Mulligatawny

13 ingredients
3 steps

Ingredients

  • 4 T. butter or 2 T. olive oil
  • 1 onion, chopped
  • 2 carrots, chopped
  • 1 celery stalk, chopped
  • 1 green pepper, chopped
  • 1 apple, cored, peeled and chopped
  • 1 1/2# boneless, skinless chicken breast, chopped
  • 1/2 c. flour
  • 2-3 t. curry powder
  • 5 c. chicken broth or stock
  • 1-14 oz. can diced tomatoes, drained
  • 2 c. hot cooked rice
  • salt and pepper

Directions

  1. 1
    1. Melt the butter, or heat the oil, in a large pot over medium heat. Add the onion, carrots, celery, green pepper, apple, and chicken, and saute for about 15 minutes.
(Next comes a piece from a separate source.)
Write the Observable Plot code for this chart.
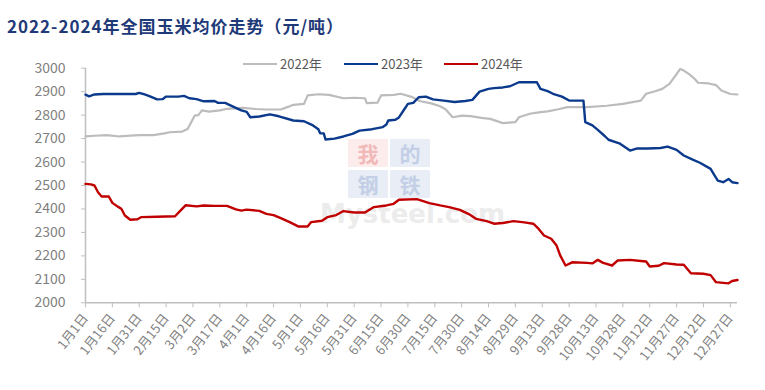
<!DOCTYPE html>
<html><head><meta charset="utf-8">
<script src="https://cdn.jsdelivr.net/npm/d3@7"></script>
<script src="https://cdn.jsdelivr.net/npm/@observablehq/plot@0.6"></script>
<style>
body{margin:0;background:#fff;font-family:"Noto Sans CJK SC","Noto Sans",sans-serif;}
#wrap{position:relative;width:765px;height:390px;overflow:hidden;background:#fff}
#title{height:45px;box-sizing:border-box;padding-left:7px;padding-top:13px;font-size:17px;font-weight:bold;color:#1f3a78;letter-spacing:1px;line-height:26px;white-space:nowrap}
#chart{position:relative;z-index:1}
#legend{position:absolute;z-index:2;top:54px;left:0;height:20px;width:765px;font-size:13px;color:#595959}
.li{position:absolute;top:0;height:20px;line-height:20px}
.sw{position:absolute;top:9px;width:34px;height:2px}
.tile{position:absolute;z-index:0;width:40px;height:28px;}
.tt{position:absolute;z-index:0;width:40px;height:28px;line-height:28px;font-size:21px;text-align:center;font-weight:bold}
.wm{position:absolute;z-index:0;line-height:30px;font-weight:bold}
</style></head>
<body>
<div id="wrap">
  <div id="title">2022-2024年全国玉米均价走势（元/吨）</div>
  <div class="tile" style="left:348px;top:139px;background:#fcecec"></div>
  <div class="tile" style="left:390px;top:139px;background:#e8edf6"></div>
  <div class="tile" style="left:348px;top:170px;background:#e8edf6"></div>
  <div class="tile" style="left:390px;top:170px;background:#e8edf6"></div>
  <div class="tt" style="left:348px;top:139px;color:#f2b9b9">我</div>
  <div class="tt" style="left:390px;top:139px;color:#c3cfe6">的</div>
  <div class="tt" style="left:348px;top:170px;color:#c3cfe6">钢</div>
  <div class="tt" style="left:390px;top:170px;color:#c3cfe6">铁</div>
  <div class="wm" style="left:320px;top:199px;font-size:26px;color:#ececec;font-family:'DejaVu Sans',sans-serif">Mysteel.com</div>
  <div id="chart"></div>
  <div id="legend"></div>
</div>
<script>
// ---- data (day-of-year index, price 元/吨) ----
const tickDays = [0,15,30,45,60,75,90,105,120,135,150,165,180,195,210,225,240,255,270,285,300,315,330,345,360];
const tickLabels = ["1月1日","1月16日","1月31日","2月15日","3月2日","3月17日","4月1日","4月16日","5月1日","5月16日","5月31日","6月15日","6月30日","7月15日","7月30日","8月14日","8月29日","9月13日","9月28日","10月13日","10月28日","11月12日","11月27日","12月12日","12月27日"];
const seriesNames = ["2022年","2023年","2024年"];
const seriesColors = ["#bcbcbc","#0b3a8c","#c00000"];

const days2022 = [0,5,12,19,25,30,38,44,47,54,57,59,61,63,65,69,75,79,88,95,101,109,113,116,122,124,130,136,144,150,156,157,163,165,172,176,182,187,193,198,201,205,210,215,221,226,233,240,242,248,253,258,264,269,280,291,300,310,313,318,322,326,330,332,334,337,340,342,348,352,355,360,364];
const price2022 = [2709,2712,2715,2709,2713,2715,2715,2722,2727,2730,2741,2770,2798,2800,2820,2815,2820,2827,2831,2826,2824,2824,2835,2844,2848,2884,2889,2886,2872,2874,2872,2851,2853,2884,2886,2891,2878,2859,2850,2838,2825,2791,2798,2796,2788,2784,2766,2770,2791,2806,2812,2816,2825,2834,2834,2840,2848,2862,2891,2902,2912,2933,2975,2997,2990,2975,2955,2938,2935,2928,2905,2890,2888];

const days2023 = [0,2,5,10,20,28,30,33,36,40,43,45,52,55,58,62,66,72,74,78,80,83,87,90,92,97,103,108,116,122,127,130,131,133,134,139,144,149,153,160,166,168,169,173,175,178,180,183,186,190,194,200,206,212,216,220,225,228,233,237,242,252,254,258,261,266,270,278,279,283,286,290,292,298,304,308,314,321,325,330,334,339,343,349,351,353,356,359,361,364];
const price2023 = [2887,2880,2888,2890,2890,2890,2895,2888,2880,2867,2868,2879,2879,2882,2872,2868,2859,2860,2852,2852,2845,2834,2820,2814,2791,2794,2803,2795,2777,2774,2756,2740,2723,2722,2696,2700,2709,2720,2734,2740,2749,2760,2777,2780,2790,2825,2848,2852,2876,2879,2867,2862,2856,2860,2865,2900,2912,2915,2918,2923,2940,2940,2912,2902,2891,2879,2862,2862,2770,2756,2737,2710,2695,2680,2649,2658,2658,2660,2666,2652,2628,2610,2597,2571,2545,2521,2514,2528,2514,2510];

const days2024 = [0,3,5,7,9,13,15,18,20,22,25,29,31,40,50,53,56,62,66,72,79,84,87,90,97,101,105,109,114,119,124,126,132,135,140,144,150,156,161,168,172,175,185,192,198,203,209,214,218,224,228,233,239,245,250,253,256,260,263,265,268,272,280,283,286,289,294,297,304,310,313,315,320,323,330,334,338,345,349,352,356,359,361,364];
const price2024 = [2507,2505,2500,2471,2453,2453,2426,2410,2401,2372,2354,2356,2365,2367,2369,2393,2416,2411,2415,2413,2413,2398,2393,2397,2392,2379,2374,2361,2344,2325,2325,2344,2350,2365,2374,2391,2385,2385,2408,2415,2422,2439,2442,2425,2415,2408,2396,2378,2358,2348,2337,2340,2348,2343,2337,2315,2287,2273,2244,2202,2159,2173,2170,2168,2183,2170,2159,2180,2183,2178,2176,2155,2158,2169,2163,2162,2126,2124,2118,2088,2085,2083,2093,2097];

const yTicks = [2000,2100,2200,2300,2400,2500,2600,2700,2800,2900,3000];

// ---- build table ----
const allDays = [days2022, days2023, days2024];
const allPrices = [price2022, price2023, price2024];
const rows = [];
allDays.forEach((ds, s) => ds.forEach((d, i) => rows.push({series: seriesNames[s], day: d, price: allPrices[s][i]})));
const labelOf = new Map(tickDays.map((d, i) => [d, tickLabels[i]]));
const font = '"Noto Sans CJK SC","Noto Sans",sans-serif';

const chart = Plot.plot({
  width: 765,
  height: 345,
  marginLeft: 85,
  marginRight: 28,
  marginTop: 22.7,
  marginBottom: 87.7,
  style: {fontFamily: font, fontSize: "13px", color: "#7f7f7f", background: "transparent", overflow: "visible"},
  x: {domain: [0, 364], label: null},
  y: {domain: [2000, 3000], label: null},
  color: {domain: seriesNames, range: seriesColors},
  marks: [
    Plot.axisY(yTicks, {tickSize: 4, tickPadding: 16, stroke: "#bfbfbf", fill: "#7f7f7f", tickFormat: d => String(d), label: null, fontSize: 14}),
    Plot.axisX(tickDays, {tickSize: 5, tickPadding: 8, tickRotate: -52, stroke: "#bfbfbf", fill: "#7f7f7f", tickFormat: d => labelOf.get(d), label: null, fontSize: 13}),
    Plot.ruleX([0], {stroke: "#bfbfbf", strokeWidth: 1.5}),
    Plot.ruleY([2000], {stroke: "#bfbfbf", strokeWidth: 1.5}),
    Plot.line(rows.filter(r => r.series === "2022年"), {x: "day", y: "price", stroke: "series", strokeWidth: 2.2}),
    Plot.line(rows.filter(r => r.series === "2023年"), {x: "day", y: "price", stroke: "series", strokeWidth: 2.4}),
    Plot.line(rows.filter(r => r.series === "2024年"), {x: "day", y: "price", stroke: "series", strokeWidth: 2.4})
  ]
});
document.getElementById("chart").appendChild(chart);

// ---- legend ----
const legendX = [243, 344, 444];
const legend = document.getElementById("legend");
seriesNames.forEach((n, i) => {
  const sw = document.createElement("div");
  sw.className = "sw";
  sw.style.left = legendX[i] + "px";
  sw.style.background = seriesColors[i];
  legend.appendChild(sw);
  const t = document.createElement("div");
  t.className = "li";
  t.style.left = (legendX[i] + 37) + "px";
  t.textContent = n;
  legend.appendChild(t);
});
</script>
</body></html>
Turn the heat to low.
  2. 2
    2. In a small bowl, mix together the flour and curry powder. Add the mixture to the pot, then stir and cook for 3-5 minutes. Add the chicken stock and tomatoes. Partially cover the pot and simmer the soup for about an hour, stirring occasionally. Add salt and pepper to taste.
  3. 3
    3. To serve, place about 1/4 c. of rice in a bowl and ladle the soup over the rice.